The Brickworks Limited (ASX: BKW) share price has been falling since the end of March. Given the decline, there could be some good reasons to consider the business.
Brickworks may be best known for being an Australian building products company but there are other divisions within the business to consider Brickworks for the long term.
Here are four reasons why the Brickworks could be attractive, beyond simply being cheaper:
Industrial property trust
One of the company’s divisions that is growing rapidly for Brickworks scaling is its industrial property trust.
This is a 50:50 partnership between Brickworks and Goodman Group (ASX: GMG). The trust builds industrial properties on excess land that Brickworks no longer needs. The land is sold into the trust.
Brickworks and Goodman both talk of elevated demand for logistics and e-commerce properties which are helping rental growth and valuations.
Brickworks’ share of the trust went up 38% in the first half of FY22 to $1.26 billion, thanks to valuation gains and some projects being completed.
But the trust has a long pipeline of land. It said there is a total of 221,100 square metres of lease pre-commitments already secured across the property trust. In addition, a further 176,400 square metres is available for development at existing estates.
Based on current demand, Brickworks expects its estates to be fully built out within three years. Brickworks said that will result in additional gross rent of around $60 million and leased asset value of $1.5 billion, taking total leased assets to around $4.5 billion.
Operational property trust
Another initiative by management to generate value for shareholders was announced in the HY22 result, which could be a boost for the Brickworks share price.
We have just looked at what Brickworks does with excess land – it’s sold into the industrial property trust. But there’s an extra plan – sell operational manufacturing properties into a different trust.
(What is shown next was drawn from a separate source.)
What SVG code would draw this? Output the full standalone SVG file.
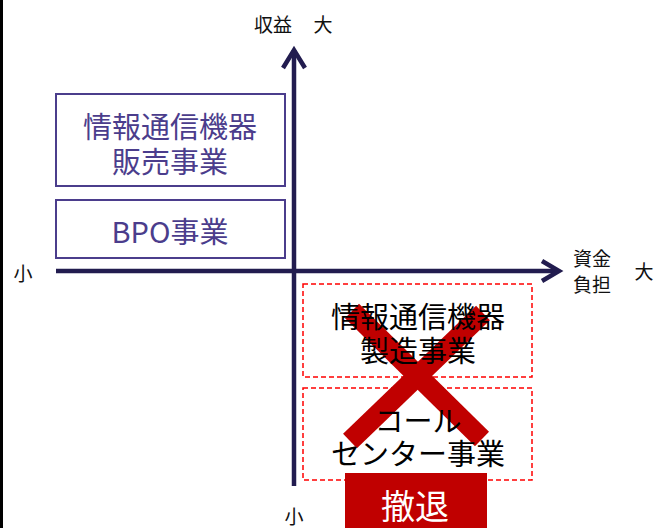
<svg xmlns="http://www.w3.org/2000/svg" width="657" height="528" viewBox="0 0 657 528">
<defs>
<style>
text{font-family:"Noto Sans CJK JP","Noto Sans",sans-serif;text-anchor:middle;dominant-baseline:central}
.lbl{font-size:19px;fill:#111}
.pbox{fill:none;stroke:#4B3D8C;stroke-width:2}
.ptxt{font-size:29px;fill:#4B3D8C}
.rbox{fill:none;stroke:#FF0000;stroke-width:1.5;stroke-dasharray:5 3}
.btxt{font-size:29px;fill:#000}
.axis{stroke:#221C4F;stroke-width:4.5;fill:none}
.xline{stroke:#C00000;stroke-width:20}
</style>
</defs>
<rect x="0" y="0" width="657" height="528" fill="#fff"/>
<rect x="0" y="0" width="3" height="528" fill="#000"/>
<g id="connectors">
<line class="axis" x1="294" y1="50" x2="294" y2="486"/>
<polyline class="axis" points="283,68 294,50 305,68"/>
<line class="axis" x1="56" y1="271" x2="558" y2="271"/>
<polyline class="axis" points="542,261 559,271 542,281"/>
</g>
<g id="axis-labels">
<text class="lbl" x="273" y="23">収益</text>
<text class="lbl" x="323" y="23">大</text>
<text class="lbl" x="592" y="257">資金</text>
<text class="lbl" x="592" y="283">負担</text>
<text class="lbl" x="644" y="270">大</text>
<text class="lbl" x="23" y="272">小</text>
<text class="lbl" x="294" y="515">小</text>
</g>
<g id="node-hanbai">
<rect class="pbox" x="56" y="94" width="229" height="92"/>
<text class="ptxt" x="170" y="125">情報通信機器</text>
<text class="ptxt" x="170" y="160">販売事業</text>
</g>
<g id="node-bpo">
<rect class="pbox" x="56" y="200" width="229" height="58"/>
<text class="ptxt" x="170" y="230">BPO事業</text>
</g>
<g id="node-seizo">
<rect class="rbox" x="303" y="284" width="229" height="93"/>
</g>
<g id="node-call">
<rect class="rbox" x="303" y="388" width="229" height="92"/>
</g>
<g id="cross">
<line class="xline" x1="352" y1="311" x2="482" y2="439"/>
<line class="xline" x1="483" y1="313" x2="350" y2="441"/>
</g>
<g id="node-texts">
<text class="btxt" x="418" y="315">情報通信機器</text>
<text class="btxt" x="418" y="349">製造事業</text>
<text class="btxt" x="418" y="419">コール</text>
<text class="btxt" x="418" y="452">センター事業</text>
</g>
<g id="node-tettai">
<rect x="345" y="473" width="142" height="55" fill="#C00000"/>
<text x="415" y="504" style="font-size:34px;fill:#fff">撤退</text>
</g>
</svg>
This will allow Brickworks to ‘realise’ the value of the land in its Australian building products segment.
Brickworks said that 15 properties have been identified for inclusion in the first stage, with a total gross value of around $415 million.
Brickworks said it expects the sale and leaseback of these manufacturing sites will deliver gross cash proceeds of around $200 million and an estimated pre-tax profit of between $260 million to $280 million after the valuation uplift.
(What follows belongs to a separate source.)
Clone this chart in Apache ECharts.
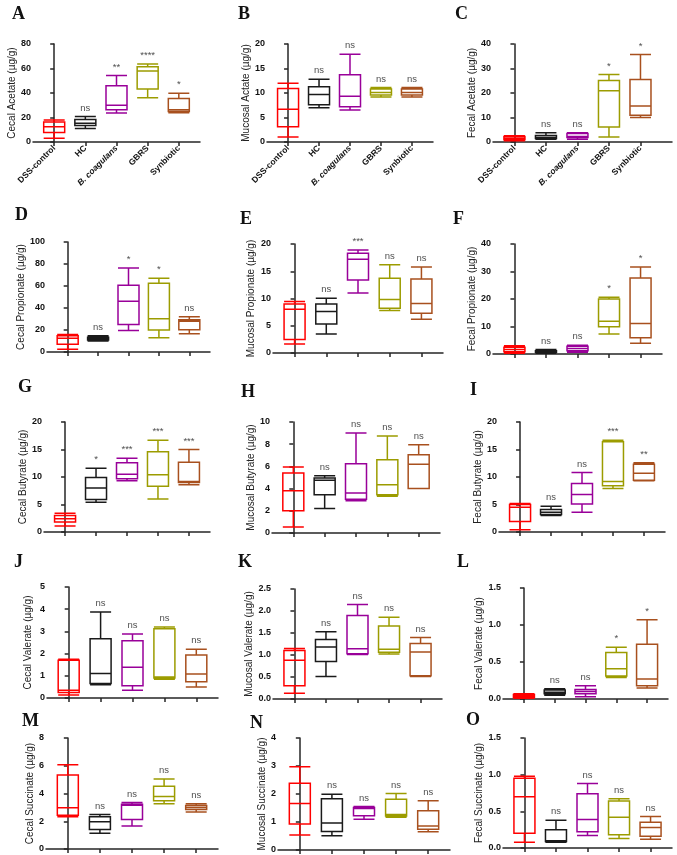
<!DOCTYPE html>
<html><head><meta charset="utf-8">
<script src="https://cdn.jsdelivr.net/npm/echarts@6/dist/echarts.min.js"></script>
<style>html,body{margin:0;padding:0;background:#fff}#c{width:677px;height:855px}</style>
</head><body><div id="c"></div>
<script>
// ---------- DATA ----------
const groups = ['DSS-control', 'HC', 'B. coagulans', 'GBRS', 'Synbiotic'];
// each row: [min, Q1, median, Q3, max] per group
const cecalAcetate      = [[3.0,7.7,12.4,16.4,18.0],[11.0,13.4,15.3,18.4,20.8],[23.6,26.3,29.9,46.0,54.2],[36.2,43.3,58.0,61.4,63.6],[23.8,24.9,26.3,35.6,39.7]];
const cecalAcetateSig   = ['', 'ns', '**', '****', '*'];
const mucosalAcetate    = [[1.0,3.1,6.7,10.9,12.0],[7.0,7.6,9.7,11.3,12.8],[6.55,7.2,9.35,13.7,17.9],[9.2,9.6,10.1,10.8,11.1],[9.2,9.6,10.1,10.8,11.1]];
const mucosalAcetateSig = ['', 'ns', 'ns', 'ns', 'ns'];
const fecalAcetate      = [[0.5,0.9,1.5,2.2,2.6],[1.1,1.4,1.8,2.7,3.8],[1.1,1.8,2.2,3.5,3.8],[2.0,6.1,20.9,25.1,27.6],[10.0,10.9,14.7,25.5,35.7]];
const fecalAcetateSig   = ['', 'ns', 'ns', '*', '*'];
const cecalPropionate   = [[2.5,7.0,12.4,14.8,16.0],[10.0,11.0,12.2,13.3,14.8],[19.6,25.0,46.2,60.7,76.4],[13.0,19.9,30.2,62.5,67.0],[16.6,20.2,28.0,29.3,32.0]];
const cecalPropionateSig = ['', 'ns', '*', '*', 'ns'];
const mucosalPropionate = [[1.65,2.5,8.05,9.0,9.45],[3.5,5.3,7.6,9.0,10.06],[11.0,13.4,17.2,18.3,18.9],[7.8,8.2,9.8,13.7,16.2],[6.2,7.3,9.1,13.6,15.8]];
const mucosalPropionateSig = ['', 'ns', '***', 'ns', 'ns'];
const fecalPropionate   = [[0.3,0.8,1.6,2.5,3.0],[0.3,0.6,0.9,1.2,1.6],[0.6,1.2,2.0,2.8,3.2],[7.3,9.9,11.9,20.0,20.6],[3.9,5.9,11.1,27.6,31.6]];
const fecalPropionateSig = ['', 'ns', 'ns', '*', '*'];
const cecalButyrate     = [[1.1,1.8,2.4,3.0,3.4],[5.4,5.9,8.0,9.9,11.6],[9.3,9.7,10.5,12.6,13.4],[6.0,8.3,10.4,14.6,16.7],[8.6,9.0,9.2,12.7,15.0]];
const cecalButyrateSig  = ['', '*', '***', '***', '***'];
const mucosalButyrate   = [[0.55,2.0,3.8,5.4,5.95],[2.2,3.45,4.75,4.95,5.15],[2.9,3.05,3.6,6.25,9.0],[3.3,3.45,4.35,6.6,8.75],[4.0,4.0,6.2,7.05,7.95]];
const mucosalButyrateSig = ['', 'ns', 'ns', 'ns', 'ns'];
const fecalButyrate     = [[0.4,1.9,4.5,5.0,5.2],[3.0,3.2,3.6,4.1,4.7],[3.6,5.1,6.8,8.8,10.8],[7.9,8.4,9.2,16.4,16.7],[9.3,9.4,10.7,12.3,12.6]];
const fecalButyrateSig  = ['', 'ns', 'ns', '***', '**'];
const cecalValerate     = [[0.13,0.25,0.35,1.7,1.75],[0.6,0.65,1.1,2.67,3.87],[0.35,0.55,1.38,2.58,2.88],[0.85,0.9,0.95,3.12,3.2],[0.5,0.73,1.08,1.94,2.2]];
const cecalValerateSig  = ['', 'ns', 'ns', 'ns', 'ns'];
const mucosalValerate   = [[0.13,0.3,0.88,1.1,1.15],[0.51,0.85,1.18,1.35,1.53],[1.01,1.03,1.14,1.9,2.15],[1.02,1.06,1.13,1.66,1.86],[0.51,0.53,1.07,1.26,1.4]];
const mucosalValerateSig = ['', 'ns', 'ns', 'ns', 'ns'];
const fecalValerate     = [[0.01,0.02,0.04,0.06,0.07],[0.05,0.07,0.09,0.12,0.14],[0.03,0.07,0.1,0.13,0.18],[0.29,0.31,0.41,0.63,0.7],[0.15,0.18,0.27,0.74,1.07]];
const fecalValerateSig  = ['', 'ns', 'ns', '*', '*'];
const cecalSuccinate    = [[2.32,2.44,2.97,5.34,6.08],[1.13,1.41,1.96,2.32,2.49],[1.65,2.13,3.16,3.23,3.35],[3.26,3.47,3.78,4.53,5.05],[2.66,2.85,2.99,3.14,3.26]];
const cecalSuccinateSig = ['', 'ns', 'ns', 'ns', 'ns'];
const mucosalSuccinate  = [[0.54,0.93,1.66,2.38,2.97],[0.51,0.66,0.96,1.83,1.99],[1.1,1.22,1.48,1.52,1.55],[1.17,1.21,1.27,1.81,2.02],[0.65,0.74,0.86,1.4,1.76]];
const mucosalSuccinateSig = ['', 'ns', 'ns', 'ns', 'ns'];
const fecalSuccinate    = [[0.08,0.2,0.7,0.95,0.98],[0.08,0.09,0.1,0.25,0.38],[0.17,0.22,0.39,0.74,0.88],[0.13,0.18,0.42,0.64,0.67],[0.12,0.16,0.28,0.35,0.43]];
const fecalSuccinateSig = ['', 'ns', 'ns', 'ns', 'ns'];

// y-axis scales (max, step) and names
const yMaxes  = [80, 20, 40, 100, 20, 40, 20, 10, 20, 5, 2.5, 1.5, 8, 4, 1.5];
const ySteps  = [20, 5, 10, 20, 5, 10, 5, 2, 5, 1, 0.5, 0.5, 2, 1, 0.5];
const yNames  = ['Cecal Acetate (µg/g)','Mucosal Actate (µg/g)','Fecal Acetate (µg/g)',
  'Cecal Propionate (µg/g)','Mucosal Propionate (µg/g)','Fecal Propionate (µg/g)',
  'Cecal Butyrate (µg/g)','Mucosal Butyrate (µg/g)','Fecal Butyrate (µg/g)',
  'Cecal Valerate (µg/g)','Mucosal Valerate (µg/g)','Fecal Valerate (µg/g)',
  'Cecal Succinate (µg/g)','Mucosal Succinate (µg/g)','Fecal Succinate (µg/g)'];
const letters = ['A','B','C','D','E','F','G','H','I','J','K','L','M','N','O'];
const panelBoxes = [cecalAcetate, mucosalAcetate, fecalAcetate, cecalPropionate, mucosalPropionate, fecalPropionate,
  cecalButyrate, mucosalButyrate, fecalButyrate, cecalValerate, mucosalValerate, fecalValerate,
  cecalSuccinate, mucosalSuccinate, fecalSuccinate];
const panelSigs = [cecalAcetateSig, mucosalAcetateSig, fecalAcetateSig, cecalPropionateSig, mucosalPropionateSig, fecalPropionateSig,
  cecalButyrateSig, mucosalButyrateSig, fecalButyrateSig, cecalValerateSig, mucosalValerateSig, fecalValerateSig,
  cecalSuccinateSig, mucosalSuccinateSig, fecalSuccinateSig];

// ---------- LAYOUT / STYLE ----------
const groupColors = ['#FF0000', '#1a1a1a', '#990099', '#9C9C00', '#A8501E'];
const axisColor = '#262626';
// left, top, width, height, nameGap, xMax, letter x, letter y
const layout = [
  [33, 44, 167, 98, 15, 4.68, 12, 5], [267, 44, 166, 98, 16, 4.68, 238, 5], [493, 44, 179, 98, 14, 5.0, 455, 5],
  [47, 242, 163, 110, 19, 4.68, 15, 206], [273, 244, 170, 109, 17, 4.68, 240, 210], [493, 244, 169, 110, 15, 4.68, 453, 210],
  [44, 422, 166, 110, 14, 4.68, 18, 378], [272, 422, 168, 111, 14, 4.68, 241, 383], [499, 422, 166, 110, 15, 4.68, 470, 381],
  [47, 587, 171, 111, 14, 4.68, 14, 553], [273, 589, 169, 110, 16, 4.68, 238, 553], [503, 588, 165, 111, 16, 4.68, 457, 553],
  [46, 738, 172, 111, 11, 4.68, 22, 712], [278, 738, 172, 112, 11, 4.68, 250, 714], [503, 738, 169, 110, 15, 4.68, 466, 711]
];

const chart = echarts.init(document.getElementById('c'));
const grids = [], xAxes = [], yAxes = [], series = [], graphics = [];
const idx = groups.map((g, i) => i);
const FONT = 'Liberation Sans, Arial, sans-serif';

panelBoxes.forEach((boxes, k) => {
  const [left, top, width, height, nameGap, xMax, lx, ly] = layout[k];
  const dec = ySteps[k] < 1;
  grids.push({ left, top, width, height });
  xAxes.push({
    gridIndex: k, type: 'value', min: -0.68, max: xMax,
    splitLine: { show: false },
    axisLine: { show: true, onZero: false, lineStyle: { color: axisColor, width: 1.5 } },
    axisTick: { show: true, customValues: idx, length: 4, lineStyle: { color: axisColor, width: 1.5 } },
    axisLabel: k < 3 ? {
      show: true, customValues: idx, rotate: 45, margin: 5, color: '#111',
      formatter: v => (v === 2 ? '{i|' : '{b|') + groups[v] + '}',
      rich: {
        b: { fontFamily: FONT, fontWeight: 'bold', fontSize: 8.5, color: '#111' },
        i: { fontFamily: FONT, fontWeight: 'bold', fontStyle: 'italic', fontSize: 8.5, color: '#111' }
      }
    } : { show: false }
  });
  yAxes.push({
    gridIndex: k, type: 'value', min: 0, max: yMaxes[k], interval: ySteps[k],
    splitLine: { show: false },
    axisLine: { show: true, lineStyle: { color: axisColor, width: 1.5 } },
    axisTick: { show: true, length: 4, lineStyle: { color: axisColor, width: 1.5 } },
    axisLabel: { margin: 2, fontFamily: FONT, fontWeight: 'bold', fontSize: 9, color: '#111',
      formatter: v => dec ? v.toFixed(1) : String(v) },
    name: yNames[k], nameLocation: 'middle', nameGap: nameGap, nameRotate: 90,
    nameTextStyle: { fontFamily: FONT, fontSize: 10, color: '#222' }
  });
  series.push({
    type: 'boxplot', xAxisIndex: k, yAxisIndex: k, boxWidth: [21, 21],
    silent: true,
    itemStyle: { color: 'rgba(255,255,255,0)', borderWidth: 1.5 },
    emphasis: { disabled: true },
    data: boxes.map((b, i) => ({ value: [i].concat(b), itemStyle: { borderColor: groupColors[i] } }))
  });
  const sig = panelSigs[k];
  series.push({
    type: 'scatter', xAxisIndex: k, yAxisIndex: k, symbolSize: 1, silent: true,
    itemStyle: { color: 'rgba(0,0,0,0)' },
    label: { show: true, position: 'top', distance: 3, fontFamily: FONT, fontSize: 9.5, color: '#222',
      formatter: p => sig[p.dataIndex] },
    data: boxes.map((b, i) => [i, b[4]])
  });
  graphics.push({ type: 'text', left: lx, top: ly,
    style: { text: letters[k], font: 'bold 18px "Liberation Serif", "Times New Roman", serif', fill: '#111' } });
});

chart.setOption({
  animation: false,
  backgroundColor: '#fff',
  grid: grids, xAxis: xAxes, yAxis: yAxes, series: series, graphic: graphics
});
</script></body></html>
After the initial stage, additional properties with a similar value are earmarked for inclusion in the operational property trust in the coming years.
In the long term, these properties can then be turned into industrial property locations.
Brickworks owns a significant amount of Washington H. Soul Pattinson and Co Ltd (ASX: SOL) shares.
Soul Pattinson is an investment house that is invested in a variety of different sectors including telecommunications, resources, agriculture, building products, swimming schools, financial services, and more.
Brickworks says that the ASX share has provided growing dividends and rising earnings for the long term.
US building products
Brickworks isn’t just an Australian business. It also has a growing presence in the US after making a few acquisitions such as Glen Gary, which could help the Brickworks share price for the long term.
The ASX share is looking to make its US operations more efficient and profitable.
The US is a much larger market than Australia, giving the company a long growth runway to work with.
Brickworks also said that there are “property opportunities” emerging in North America, with “strong market interest” for some operational and surplus land assets. It’s considering outright sales, sale and leaseback, and joint venture property development opportunities.